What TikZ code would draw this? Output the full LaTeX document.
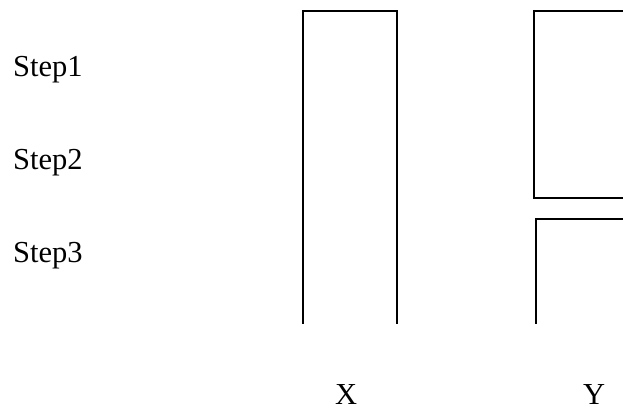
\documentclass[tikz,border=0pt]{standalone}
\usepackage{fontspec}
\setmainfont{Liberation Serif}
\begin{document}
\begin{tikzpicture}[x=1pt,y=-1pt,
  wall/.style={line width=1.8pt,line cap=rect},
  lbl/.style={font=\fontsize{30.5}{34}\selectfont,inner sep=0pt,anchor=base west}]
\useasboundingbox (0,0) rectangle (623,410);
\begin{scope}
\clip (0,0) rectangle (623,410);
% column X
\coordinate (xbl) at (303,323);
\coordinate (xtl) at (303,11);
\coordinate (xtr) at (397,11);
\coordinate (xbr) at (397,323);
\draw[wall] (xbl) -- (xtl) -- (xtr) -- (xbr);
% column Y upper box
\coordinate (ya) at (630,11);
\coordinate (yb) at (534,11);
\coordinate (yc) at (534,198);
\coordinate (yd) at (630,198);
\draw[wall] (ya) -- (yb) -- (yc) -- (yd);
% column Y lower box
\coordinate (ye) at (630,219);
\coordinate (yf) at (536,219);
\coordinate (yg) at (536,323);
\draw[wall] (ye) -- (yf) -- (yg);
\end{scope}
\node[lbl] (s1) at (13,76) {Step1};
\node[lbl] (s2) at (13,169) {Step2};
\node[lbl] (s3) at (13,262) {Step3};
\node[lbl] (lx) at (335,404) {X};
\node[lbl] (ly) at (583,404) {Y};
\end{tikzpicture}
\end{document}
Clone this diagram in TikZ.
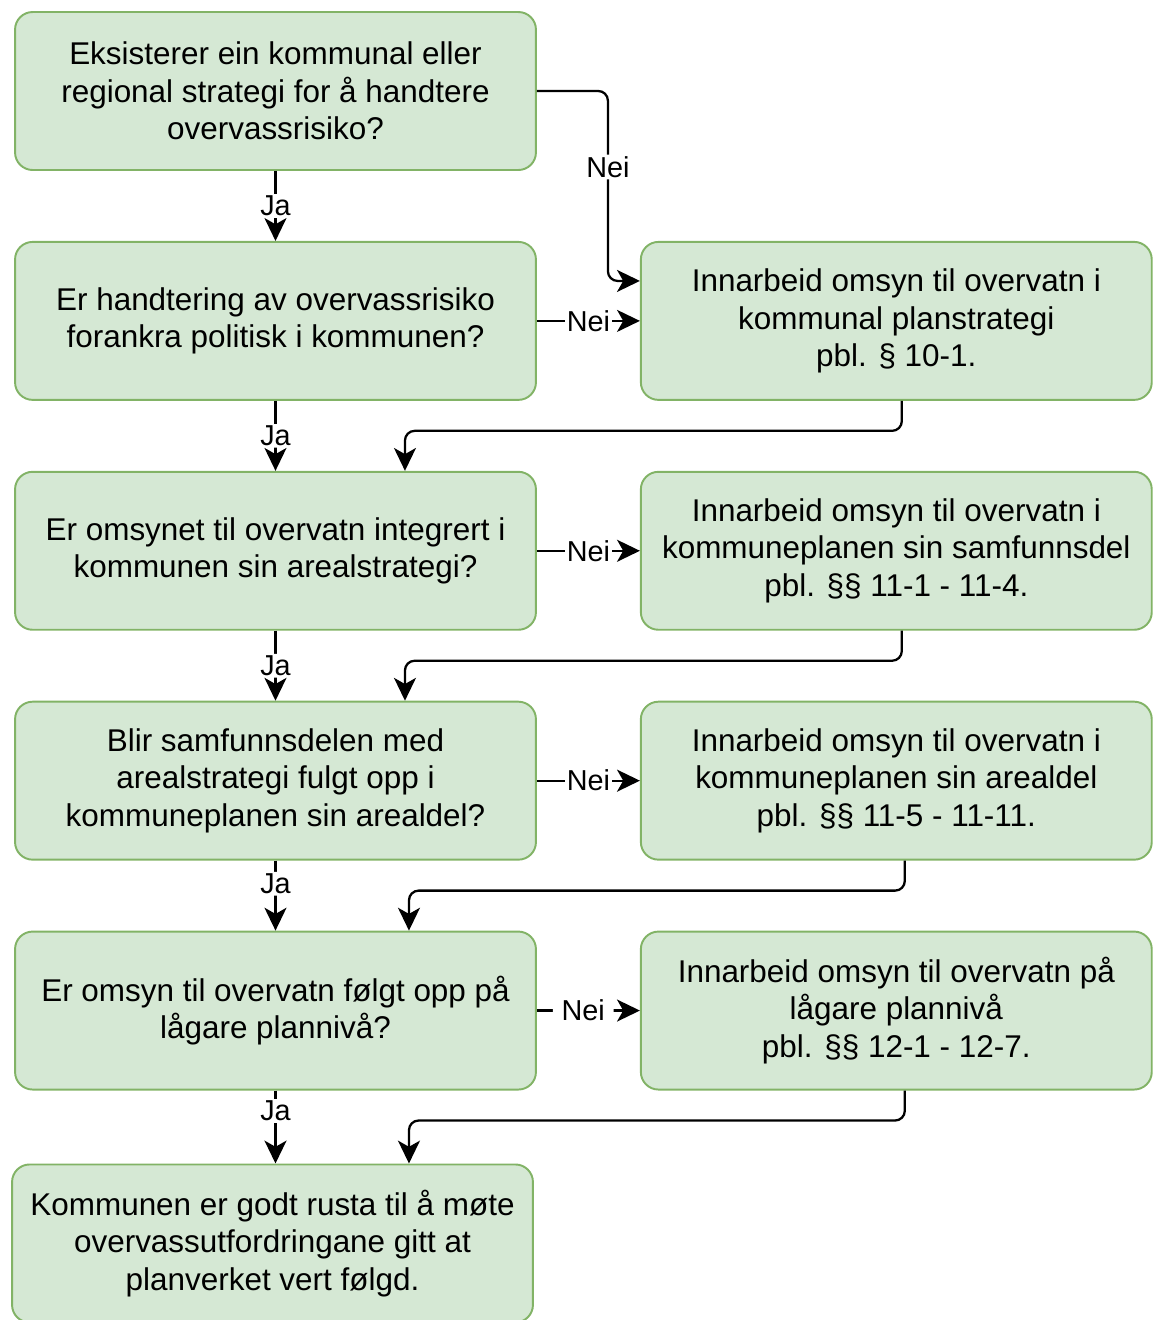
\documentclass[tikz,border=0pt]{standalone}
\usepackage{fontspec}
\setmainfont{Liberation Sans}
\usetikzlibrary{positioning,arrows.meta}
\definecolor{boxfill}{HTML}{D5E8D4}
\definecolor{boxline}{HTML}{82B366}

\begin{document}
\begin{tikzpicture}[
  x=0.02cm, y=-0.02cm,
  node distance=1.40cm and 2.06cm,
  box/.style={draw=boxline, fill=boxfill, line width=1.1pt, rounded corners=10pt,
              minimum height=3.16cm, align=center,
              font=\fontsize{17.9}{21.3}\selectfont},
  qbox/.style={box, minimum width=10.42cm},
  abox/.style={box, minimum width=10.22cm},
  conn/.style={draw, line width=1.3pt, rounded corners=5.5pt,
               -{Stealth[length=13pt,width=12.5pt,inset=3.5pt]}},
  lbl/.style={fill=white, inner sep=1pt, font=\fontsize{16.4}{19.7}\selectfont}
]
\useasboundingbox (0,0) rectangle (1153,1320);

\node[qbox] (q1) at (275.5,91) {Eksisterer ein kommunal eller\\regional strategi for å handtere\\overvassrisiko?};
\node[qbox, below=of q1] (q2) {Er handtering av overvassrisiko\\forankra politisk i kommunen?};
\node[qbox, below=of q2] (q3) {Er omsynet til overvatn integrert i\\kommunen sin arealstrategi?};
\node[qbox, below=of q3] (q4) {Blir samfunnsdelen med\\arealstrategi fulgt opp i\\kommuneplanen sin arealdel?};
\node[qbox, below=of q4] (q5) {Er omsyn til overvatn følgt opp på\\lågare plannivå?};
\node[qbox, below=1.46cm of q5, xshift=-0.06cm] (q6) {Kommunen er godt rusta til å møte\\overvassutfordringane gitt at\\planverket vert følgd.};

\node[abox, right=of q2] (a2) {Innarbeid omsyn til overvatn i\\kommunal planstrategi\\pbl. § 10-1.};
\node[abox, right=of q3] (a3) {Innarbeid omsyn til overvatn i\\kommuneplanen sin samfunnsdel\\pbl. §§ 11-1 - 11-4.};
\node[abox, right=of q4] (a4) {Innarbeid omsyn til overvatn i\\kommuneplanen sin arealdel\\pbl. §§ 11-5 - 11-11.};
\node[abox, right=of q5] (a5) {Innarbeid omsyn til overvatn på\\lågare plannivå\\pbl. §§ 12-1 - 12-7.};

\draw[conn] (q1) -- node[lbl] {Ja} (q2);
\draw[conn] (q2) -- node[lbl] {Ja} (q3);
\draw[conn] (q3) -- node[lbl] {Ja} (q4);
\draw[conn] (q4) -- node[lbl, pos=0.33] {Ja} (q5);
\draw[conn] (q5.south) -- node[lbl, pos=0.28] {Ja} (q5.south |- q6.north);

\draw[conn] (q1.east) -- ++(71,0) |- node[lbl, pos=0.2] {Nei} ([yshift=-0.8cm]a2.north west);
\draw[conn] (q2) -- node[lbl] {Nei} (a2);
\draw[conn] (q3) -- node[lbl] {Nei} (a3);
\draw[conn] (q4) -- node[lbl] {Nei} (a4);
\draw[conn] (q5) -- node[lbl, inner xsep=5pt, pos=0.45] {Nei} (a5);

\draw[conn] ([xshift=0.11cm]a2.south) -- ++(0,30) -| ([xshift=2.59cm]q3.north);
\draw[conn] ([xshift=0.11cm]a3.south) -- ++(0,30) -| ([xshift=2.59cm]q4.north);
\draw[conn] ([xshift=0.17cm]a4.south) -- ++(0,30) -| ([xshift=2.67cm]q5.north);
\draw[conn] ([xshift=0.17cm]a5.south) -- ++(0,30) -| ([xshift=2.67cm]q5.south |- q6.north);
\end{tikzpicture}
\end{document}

* * *

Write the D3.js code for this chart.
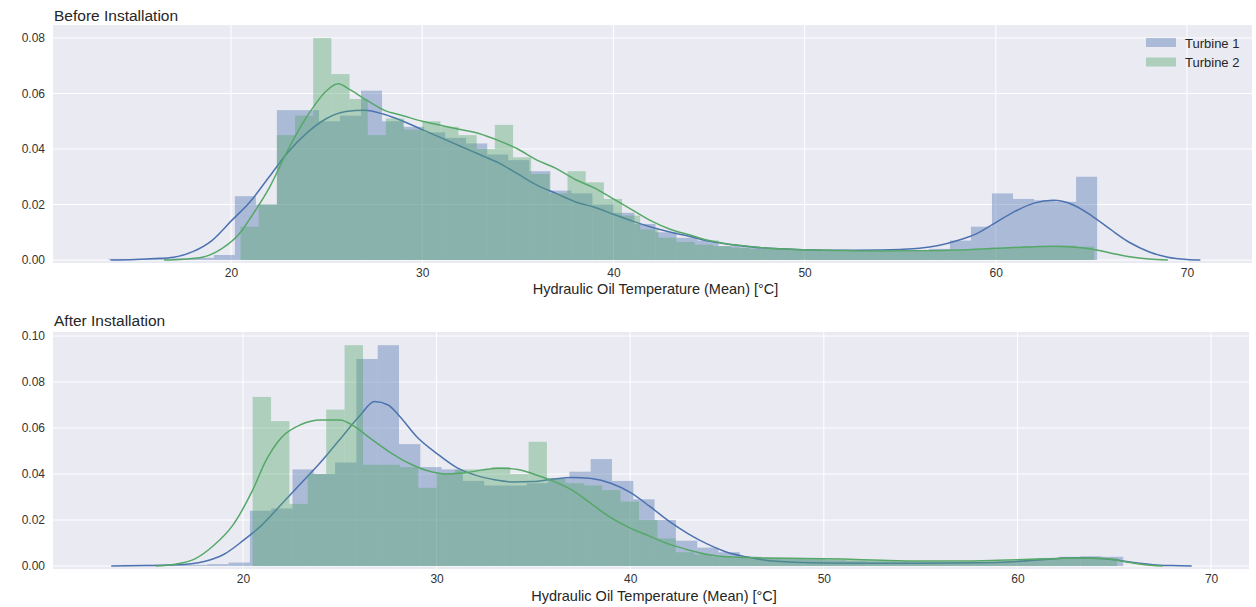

§ THE REQUEST:
Repeat only the lines from the one holding "Clone this diagram in TikZ." to the one holding "(q5.south |- q6.north);", both ends included, and drop the images.

§ FINAL RESULT:
Clone this diagram in TikZ.
\documentclass[tikz,border=0pt]{standalone}
\usepackage{fontspec}
\setmainfont{Liberation Sans}
\usetikzlibrary{positioning,arrows.meta}
\definecolor{boxfill}{HTML}{D5E8D4}
\definecolor{boxline}{HTML}{82B366}

\begin{document}
\begin{tikzpicture}[
  x=0.02cm, y=-0.02cm,
  node distance=1.40cm and 2.06cm,
  box/.style={draw=boxline, fill=boxfill, line width=1.1pt, rounded corners=10pt,
              minimum height=3.16cm, align=center,
              font=\fontsize{17.9}{21.3}\selectfont},
  qbox/.style={box, minimum width=10.42cm},
  abox/.style={box, minimum width=10.22cm},
  conn/.style={draw, line width=1.3pt, rounded corners=5.5pt,
               -{Stealth[length=13pt,width=12.5pt,inset=3.5pt]}},
  lbl/.style={fill=white, inner sep=1pt, font=\fontsize{16.4}{19.7}\selectfont}
]
\useasboundingbox (0,0) rectangle (1153,1320);

\node[qbox] (q1) at (275.5,91) {Eksisterer ein kommunal eller\\regional strategi for å handtere\\overvassrisiko?};
\node[qbox, below=of q1] (q2) {Er handtering av overvassrisiko\\forankra politisk i kommunen?};
\node[qbox, below=of q2] (q3) {Er omsynet til overvatn integrert i\\kommunen sin arealstrategi?};
\node[qbox, below=of q3] (q4) {Blir samfunnsdelen med\\arealstrategi fulgt opp i\\kommuneplanen sin arealdel?};
\node[qbox, below=of q4] (q5) {Er omsyn til overvatn følgt opp på\\lågare plannivå?};
\node[qbox, below=1.46cm of q5, xshift=-0.06cm] (q6) {Kommunen er godt rusta til å møte\\overvassutfordringane gitt at\\planverket vert følgd.};

\node[abox, right=of q2] (a2) {Innarbeid omsyn til overvatn i\\kommunal planstrategi\\pbl. § 10-1.};
\node[abox, right=of q3] (a3) {Innarbeid omsyn til overvatn i\\kommuneplanen sin samfunnsdel\\pbl. §§ 11-1 - 11-4.};
\node[abox, right=of q4] (a4) {Innarbeid omsyn til overvatn i\\kommuneplanen sin arealdel\\pbl. §§ 11-5 - 11-11.};
\node[abox, right=of q5] (a5) {Innarbeid omsyn til overvatn på\\lågare plannivå\\pbl. §§ 12-1 - 12-7.};

\draw[conn] (q1) -- node[lbl] {Ja} (q2);
\draw[conn] (q2) -- node[lbl] {Ja} (q3);
\draw[conn] (q3) -- node[lbl] {Ja} (q4);
\draw[conn] (q4) -- node[lbl, pos=0.33] {Ja} (q5);
\draw[conn] (q5.south) -- node[lbl, pos=0.28] {Ja} (q5.south |- q6.north);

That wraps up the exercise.